Go-nuts really is nuts, apparently.

February 17, 2014
On Sunday, 16 February 2014 at 20:29:04 UTC, Walter Bright wrote:
> It's not exactly true. What has happened is I spent a LOT of time trying to make my C/C++ compiler fast. That experience has enabled me to design D so it is fundamentally fast to compile, and enabled me to pick an internal design for the compiler that I know will be fast.

Isn't this kind of the point? The Go devs don't have the somewhat unique experience of having written a C++ compiler from scratch to guide them in implementing generics in Go, so it doesn't make practical sense to say "D has fast-compiling generics, so why can't Go?". Just because a good generics system is theoretically possible, doesn't mean it's easy to design. Personally, I think comparing C++ to C shows that no generics is better than poorly designed generics (C++ templates).
February 17, 2014
On 2/16/2014 10:59 PM, logicchains wrote:
> On Sunday, 16 February 2014 at 20:29:04 UTC, Walter Bright wrote:
>> It's not exactly true.
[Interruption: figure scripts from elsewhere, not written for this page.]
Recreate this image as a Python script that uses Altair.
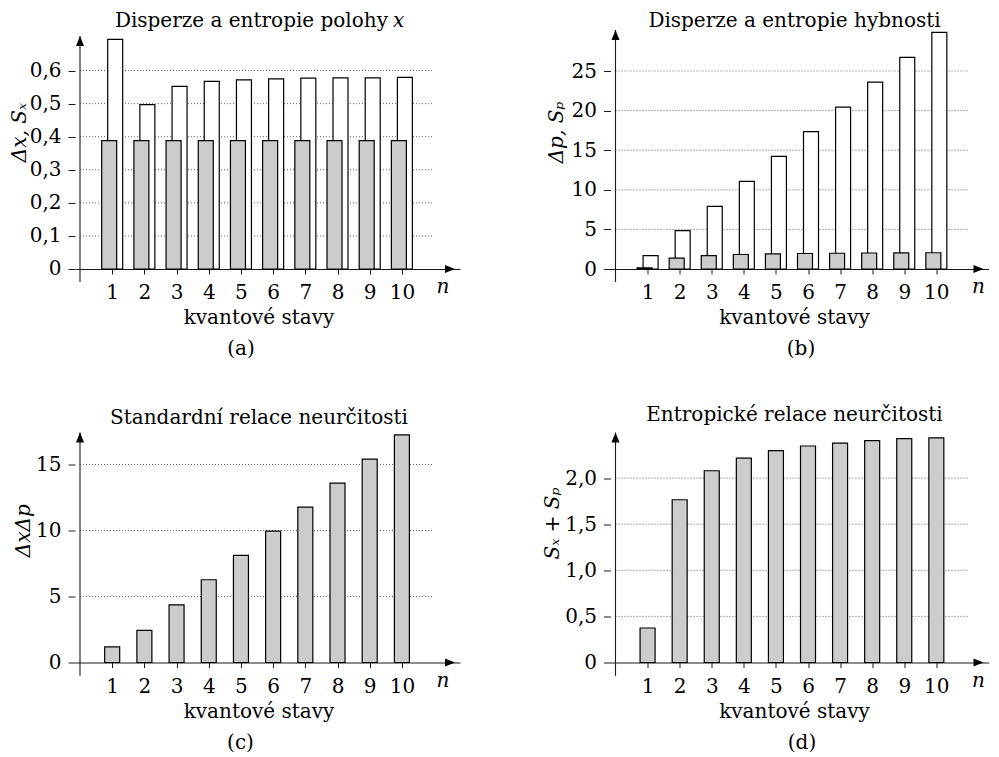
import altair as alt
import pandas as pd

# ---------------- data ----------------
n = [1, 2, 3, 4, 5, 6, 7, 8, 9, 10]
delta_x = [0.694, 0.497, 0.552, 0.567, 0.572, 0.575, 0.577, 0.578, 0.578, 0.579]
s_x = [0.388, 0.388, 0.388, 0.388, 0.388, 0.388, 0.388, 0.388, 0.388, 0.388]
delta_p = [1.68, 4.84, 7.91, 11.07, 14.23, 17.34, 20.45, 23.60, 26.73, 29.89]
s_p = [0.15, 1.38, 1.69, 1.83, 1.91, 1.96, 1.99, 2.02, 2.04, 2.05]
dx_dp = [1.19, 2.43, 4.37, 6.27, 8.11, 9.95, 11.77, 13.59, 15.41, 17.25]
sx_sp = [0.374, 1.765, 2.08, 2.217, 2.297, 2.348, 2.38, 2.406, 2.428, 2.437]

ticks_a = [0, 0.1, 0.2, 0.3, 0.4, 0.5, 0.6]
ticks_b = [0, 5, 10, 15, 20, 25]
ticks_c = [0, 5, 10, 15]
ticks_d = [0, 0.5, 1.0, 1.5, 2.0]

FONT = "DejaVu Serif"
FS = 20
GRAY = "#cccccc"
INK = "#1a1a1a"
COMMA = "datum.value == 0 ? '0' : replace(format(datum.value, '.1f'), '.', ',')"
INT = "format(datum.value, 'd')"


def panel(width, height, xmax, ymin, ymax, tip, ticks, label_expr, bars,
          title, title_y, ylab, ylab_x, ylab_y, cap, cap_x, zero_below, title_var=None):
    zero_px = height - zero_below
    xs = alt.Scale(domain=[0, xmax], nice=False, zero=False)
    ys = alt.Scale(domain=[ymin, ymax], nice=False, zero=False)
    xaxis = alt.Axis(values=n, tickSize=5, tickColor=INK, tickWidth=1,
                     labelPadding=24.5, labelBaseline="alphabetic",
                     labelFont=FONT, labelFontSize=FS, labelColor="black",
                     offset=-zero_below, domainColor=INK, domainWidth=1.1,
                     grid=False, title=None)
    yaxis = alt.Axis(values=ticks, labelExpr=label_expr, tickSize=7,
                     tickColor=INK, tickWidth=1, labelPadding=7,
                     labelFont=FONT, labelFontSize=FS, labelColor="black",
                     domain=False, grid=False, title=None)

    grid_df = pd.DataFrame({"v": [t for t in ticks if t != 0]})
    grid = alt.Chart(grid_df).mark_rule(
        strokeDash=[1, 2], color="#555555", strokeWidth=0.9
    ).encode(x=alt.datum(0, scale=xs), x2=alt.datum(11), y=alt.Y("v:Q", scale=ys, axis=yaxis))

    layers = [grid]
    for values, fill, off in bars:
        df = pd.DataFrame({"n": n, "v": values})
        layers.append(
            alt.Chart(df).mark_bar(size=15, xOffset=off, fill=fill, stroke="black",
                                   strokeWidth=1.2).encode(
                x=alt.X("n:Q", scale=xs, axis=xaxis),
                y=alt.Y("v:Q", scale=ys, axis=yaxis),
                y2=alt.datum(0),
            )
        )

    one = pd.DataFrame({"d": [0]})
    yline = alt.Chart(one).mark_rule(color=INK, strokeWidth=1.1).encode(
        x=alt.datum(0), y=alt.datum(ymin), y2=alt.datum(tip))
    up = alt.Chart(one).mark_point(shape="M0,-1L-0.8,1L0.8,1Z", size=100, filled=True,
                                   color="black", opacity=1, yOffset=5).encode(
        x=alt.datum(0), y=alt.datum(tip))
    right = alt.Chart(one).mark_point(shape="M1,0L-1,-0.8L-1,0.8Z", size=100, filled=True,
                                      color="black", opacity=1, xOffset=-5).encode(
        x=alt.datum(xmax), y=alt.datum(0))

    def txt(s, x, y, style="normal", angle=0, align="center"):
        kw = dict(font=FONT, fontSize=FS, fontStyle=style, color="black",
                  align=align, baseline="alphabetic", text=s)
        if angle:
            kw["angle"] = angle
        return alt.Chart(one).mark_text(**kw).encode(x=alt.value(x), y=alt.value(y))

    if title_var:
        title_marks = [txt(title, 313, title_y, align="right"),
                       txt(title_var, 318, title_y, "italic", align="left")]
    else:
        title_marks = [txt(title, 184, title_y)]

    texts = title_marks + [
        txt("kvantové stavy", 184, zero_px + 55.4),
        txt("n", 368, zero_px + 24, "italic"),
        txt(cap, cap_x, zero_px + 86),
        txt(ylab, ylab_x, ylab_y, "italic", 270),
    ]
    return alt.layer(*layers, yline, up, right, *texts).properties(width=width, height=height)


a = panel(385, 252, 11.65, -0.0393, 0.7225, 0.7044, ticks_a, COMMA,
          [(delta_x, "white", 3), (s_x, GRAY, -3)],
          "Disperze a entropie polohy", -3.3, "Δx, Sₓ", -49.4, 102.5, "(a)", 166, 13,
          title_var="x")
b = panel(378, 252, 11.47, -1.641, 30.18, 30.18, ticks_b, INT,
          [(delta_p, "white", 3), (s_p, GRAY, -3)],
          "Disperze a entropie hybnosti", -3.3, "Δp, Sₚ", -47.6, 102.5, "(b)", 190.5, 13)
c = panel(385, 243.3, 11.65, -1.0076, 17.424, 17.424, ticks_c, INT,
          [(dx_dp, GRAY, 0)],
          "Standardní relace neurčitosti", -8.4, "ΔxΔp", -44.7, 98.3, "(c)", 165.5, 13.3)
d = panel(378, 243.3, 11.47, -0.1443, 2.4946, 2.4946, ticks_d, COMMA,
          [(sx_sp, GRAY, 0)],
          "Entropické relace neurčitosti", -11.7, "Sₓ + Sₚ", -51.7, 91, "(d)", 191.5, 13.3)

chart = alt.concat(a, b, c, d, columns=2, spacing=150.5, bounds="flush").properties(
    padding={"left": 1, "top": 2, "right": 0, "bottom": 0}
).configure_view(strokeWidth=0)

chart.save("out.html", embed_options={"renderer": "svg", "actions": False})
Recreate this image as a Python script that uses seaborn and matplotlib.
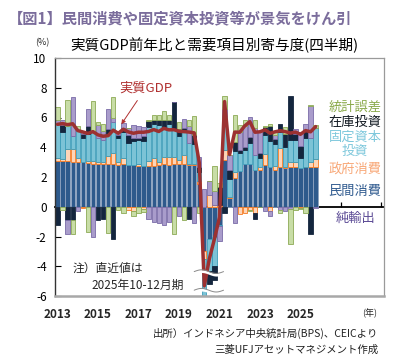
import numpy as np
import pandas as pd
import matplotlib
matplotlib.use("Agg")
import matplotlib.pyplot as plt
import seaborn as sns

# ---------------- data (pp contribution, %YoY) ----------------
years = list(range(2013, 2026))
quarters = [f"{y}Q{q}" for y in years for q in range(1, 5)]

gdp = [5.54, 5.59, 5.52, 5.58, 5.12, 5.03, 4.93, 5.05, 4.83, 4.74, 4.78, 5.15,
       4.94, 5.21, 5.03, 4.94, 5.01, 5.01, 5.06, 5.19, 5.06, 5.27, 5.17, 5.18,
       5.07, 5.05, 5.02, 4.97, 2.97, -5.32, -3.49, -2.17, -0.70, 7.07, 3.51, 5.02,
       5.01, 5.44, 5.72, 5.01, 5.04, 5.17, 4.94, 5.04, 5.11, 5.05, 4.95, 5.02,
       4.87, 5.12, 5.04, 5.39]

private_cons = [3.10, 3.05, 3.05, 3.00, 3.00, 3.00, 2.95, 2.90, 2.85, 2.85, 2.85, 2.85,
                2.80, 2.85, 2.80, 2.80, 2.75, 2.75, 2.75, 2.75, 2.80, 2.85, 2.80, 2.85,
                2.85, 2.90, 2.80, 2.80, 1.55, -2.95, -2.20, -2.00, -1.20, 3.15, 0.60, 1.90,
                2.40, 2.90, 2.85, 2.50, 2.50, 2.80, 2.70, 2.50, 2.65, 2.60, 2.65, 2.65,
                2.60, 2.65, 2.65, 2.70]
gov_cons = [0.15, 0.15, 0.80, 0.85, 0.25, -0.10, 0.15, 0.20, 0.15, 0.15, 0.55, 0.75,
            0.20, 0.45, -0.25, -0.30, 0.15, -0.15, 0.30, 0.50, 0.20, 0.50, 0.55, 0.50,
            0.30, 0.60, 0.10, 0.05, 0.20, -0.55, 0.80, 0.15, 0.15, 0.65, 0.05, 0.45,
            -0.50, -0.40, -0.25, -0.45, 0.20, 0.75, -0.30, 0.25, 1.30, 0.10, 0.35, 0.35,
            -0.10, 0.00, 0.35, 0.50]
fixed_inv = [2.30, 1.80, 1.55, 0.90, 1.90, 1.60, 1.80, 1.90, 1.60, 1.50, 1.50, 2.10,
             1.60, 1.70, 1.50, 1.60, 1.60, 1.70, 2.30, 2.30, 2.50, 2.00, 2.20, 1.90,
             1.60, 1.50, 1.40, 1.35, 0.60, -2.70, -2.10, -2.00, -0.10, 2.30, 1.20, 1.40,
             1.20, 0.90, 1.45, 1.00, 0.60, 1.30, 1.70, 1.50, 1.10, 1.30, 1.50, 1.50,
             0.70, 2.00, 1.60, 2.10]
inventory = [-1.20, 0.50, -0.90, -0.90, 0.00, 0.30, 0.50, 0.00, -0.90, -0.80, 0.30, -2.20,
             0.20, 0.30, 0.50, 0.20, 0.10, 0.30, 0.40, 0.30, 0.30, 0.50, 0.30, 1.80,
             0.50, 0.30, -0.80, 0.60, 0.30, -0.30, -0.90, -0.90, 1.20, -0.40, 0.60, 0.60,
             0.20, 0.20, 0.40, -0.40, 0.30, 0.50, 1.00, 0.30, 0.50, 0.90, 2.95, 0.40,
             0.80, 0.50, -1.80, 0.00]
net_exports = [0.30, 0.35, -0.90, 2.60, -0.30, 0.20, 1.20, -2.00, 0.90, 0.60, 1.40, 0.30,
               0.30, 0.30, 0.50, 0.90, 0.80, 0.60, -0.80, -1.00, -1.10, -1.20, -1.00, 0.00,
               -0.65, 0.60, 1.10, -1.10, 0.70, 1.20, 0.90, 0.90, -1.00, 0.50, 1.00, -1.10,
               1.20, 1.40, 1.30, 1.80, 1.50, -0.30, -0.30, 0.30, -0.20, -0.30, -0.15, 0.30,
               0.90, 0.40, 2.20, -0.10]
stat_disc = [0.85, -0.25, 1.80, -0.90, 0.30, 0.00, -1.70, 2.10, 0.20, 0.45, -1.75, 1.35,
             -0.20, -0.40, 0.00, -0.30, -0.40, -0.20, 0.10, 0.35, 0.35, 0.60, 0.30, -1.85,
             0.45, -0.90, 0.40, 1.30, -0.40, -0.30, 0.00, 1.70, 0.25, 0.85, 0.05, 1.80,
             0.50, 0.45, -0.05, 0.55, -0.05, 0.10, 0.15, 0.20, -0.25, 0.45, -2.35, -0.20,
             -0.03, -0.40, 0.05, 0.20]

tick_years = ["2013", "2015", "2017", "2019", "2021", "2023", "2025"]

# ---------------- styling ----------------
sns.set_theme(style="white")
plt.rcParams["font.family"] = ["Noto Sans CJK JP", "DejaVu Sans"]

fig = plt.figure(figsize=(3.97, 3.60), dpi=100)
ax = fig.add_axes([55 / 397, 64 / 360, 329 / 397, 238 / 360])

x = np.arange(len(quarters))
series = [
    (private_cons, "#2e5a8c", "#8ea3c0"),
    (gov_cons, "#fdd5b8", "#f47920"),
    (fixed_inv, "#7cc3d6", "#3c9cb8"),
    (inventory, "#14263e", "#14263e"),
    (net_exports, "#a99ccb", "#7a6ba8"),
    (stat_disc, "#c8dda6", "#8caa55"),
]
pos_b = np.zeros(len(x))
neg_b = np.zeros(len(x))
for vals, fc, ec in series:
    v = np.asarray(vals, dtype=float)
    b = np.where(v >= 0, pos_b, neg_b)
    ax.bar(x, v, bottom=b, width=0.86, color=fc, edgecolor=ec, linewidth=0.6, zorder=2)
    pos_b += np.clip(v, 0, None)
    neg_b += np.clip(v, None, 0)

df = pd.DataFrame({"x": x, "gdp": gdp})
sns.lineplot(data=df, x="x", y="gdp", ax=ax, color="#9c3131", linewidth=2.5, zorder=4)

# axis break marks over the truncated COVID bars
trough = int(np.argmin(gdp))
wx = np.linspace(trough - 2.0, trough + 3.8, 60)
for yb in (-4.45, -5.7):
    wy = yb + 0.12 * np.sin((wx - wx[0]) / (wx[-1] - wx[0]) * 2 * np.pi)
    ax.fill_between(wx, wy - 0.09, wy + 0.09, color="white", zorder=5, lw=0)
    ax.plot(wx, wy + 0.09, color="#8a8a8a", lw=0.7, zorder=6)

ax.set_xlim(-0.5, 64.5)
ax.set_ylim(-6, 10)
ax.set_yticks(range(-6, 11, 2))
ax.set_yticklabels([str(v) for v in range(-6, 11, 2)], fontsize=8.5)
ax.set_xticks(range(0, 8 * len(tick_years), 8))
ax.set_xticklabels(tick_years, fontsize=8.5, fontweight="bold")
ax.tick_params(axis="x", length=0, pad=9)
ax.tick_params(axis="y", direction="in", length=4, width=0.8, left=True, pad=6, colors="black")
ax.set_xlabel("")
ax.set_ylabel("")
for s in ["top", "right"]:
    ax.spines[s].set_color("#9a9a9a")
    ax.spines[s].set_linewidth(0.9)
ax.spines["bottom"].set_color("#a8a8a8")
ax.spines["bottom"].set_linewidth(1.8)
ax.spines["left"].set_color("#333333")
ax.spines["left"].set_linewidth(1.0)

# zero line with upward tick marks
sec = ax.secondary_xaxis(6 / 16)
sec.set_xticks(range(0, 65, 8))
sec.tick_params(direction="in", length=3.5, width=0.9, labelbottom=False, labeltop=False, color="black")
sec.spines["bottom"].set_color("black")
sec.spines["bottom"].set_linewidth(1.3)
sec.spines["top"].set_visible(False)

# series labels at right
lbl_x = 0.912
labels = [
    ("統計誤差", 6.7, "#8aaa4a"),
    ("在庫投資", 5.7, "#101820"),
    ("固定資本\n投資", 4.2, "#7ec8dc"),
    ("政府消費", 2.55, "#f8a878"),
    ("民間消費", 1.0, "#2f5a8f"),
    ("純輸出", -0.8, "#5b4a95"),
]
for t, yv, c in labels:
    ax.text(lbl_x, yv, t, transform=ax.get_yaxis_transform(), ha="center", va="center",
            fontsize=9.5, color=c, linespacing=1.05)

# GDP annotation
ax.annotate("実質GDP", xy=(12.3, gdp[12] + 0.45), xytext=(0.275, 0.872),
            textcoords="axes fraction", ha="center", va="center", fontsize=9.5, color="#b03030",
            arrowprops=dict(arrowstyle="-|>", color="#b03030", lw=0.7, mutation_scale=6))

ax.text(0.052, 0.118, "注）直近値は", transform=ax.transAxes, fontsize=8.5, va="center", ha="left")
ax.text(0.112, 0.046, "2025年10-12月期", transform=ax.transAxes, fontsize=8.5, va="center", ha="left")

# figure texts
fig.text(8 / 397, 1 - 18 / 360, "【図1】民間消費や固定資本投資等が景気をけん引", fontsize=11,
         fontweight="bold", color="#7b6d9c", ha="left", va="center")
fig.text(214 / 397, 1 - 45 / 360, "実質GDP前年比と需要項目別寄与度(四半期)", fontsize=10.5,
         color="black", ha="center", va="center")
fig.text(42 / 397, 1 - 43 / 360, "(%)", fontsize=6.5, ha="center", va="center")
fig.text(370 / 397, 1 - 313 / 360, "(年)", fontsize=6.5, ha="center", va="center")
fig.text(378 / 397, 1 - 333 / 360, "出所）インドネシア中央統計局(BPS)、CEICより", fontsize=7.5,
         ha="right", va="center", color="#222222")
fig.text(378 / 397, 1 - 350 / 360, "三菱UFJアセットマネジメント作成", fontsize=7.5,
         ha="right", va="center", color="#222222")

fig.savefig("out.png", dpi=100)
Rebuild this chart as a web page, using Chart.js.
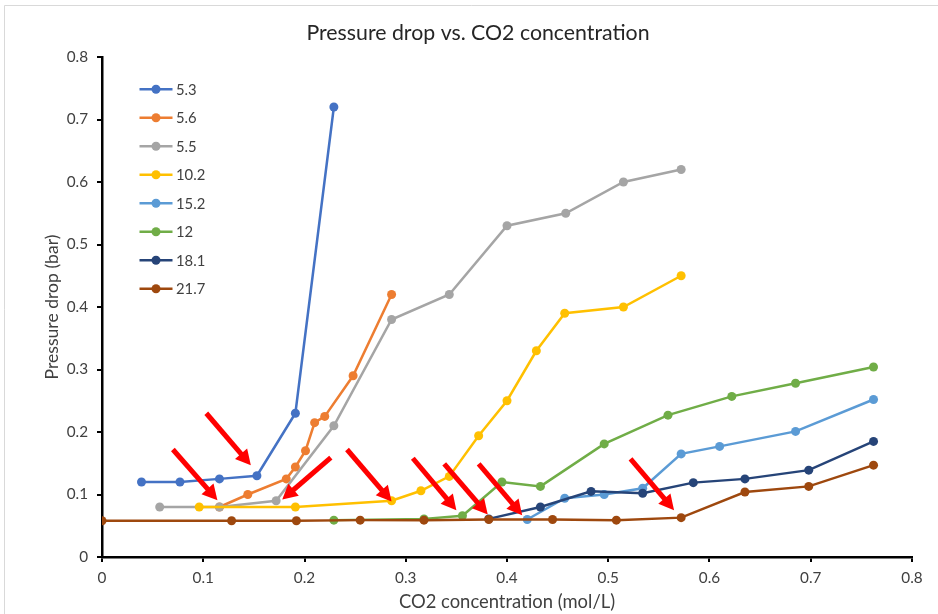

What has happened is I spent a LOT of time
>> trying to make my C/C++ compiler fast. That experience has enabled me
>> to design D so it is fundamentally fast to compile, and enabled me to
>> pick an internal design for the compiler that I know will be fast.
>
> Isn't this kind of the point? The Go devs don't have the somewhat unique
> experience of having written a C++ compiler from scratch to guide them
> in implementing generics in Go,

The Go devs have some pretty strong backgrounds themselves. I think it's reasonable to figure they can handle the task just fine. Besides, I suspect the #1 optimization in making a fast-to-compile language is just simply "Don't make C++".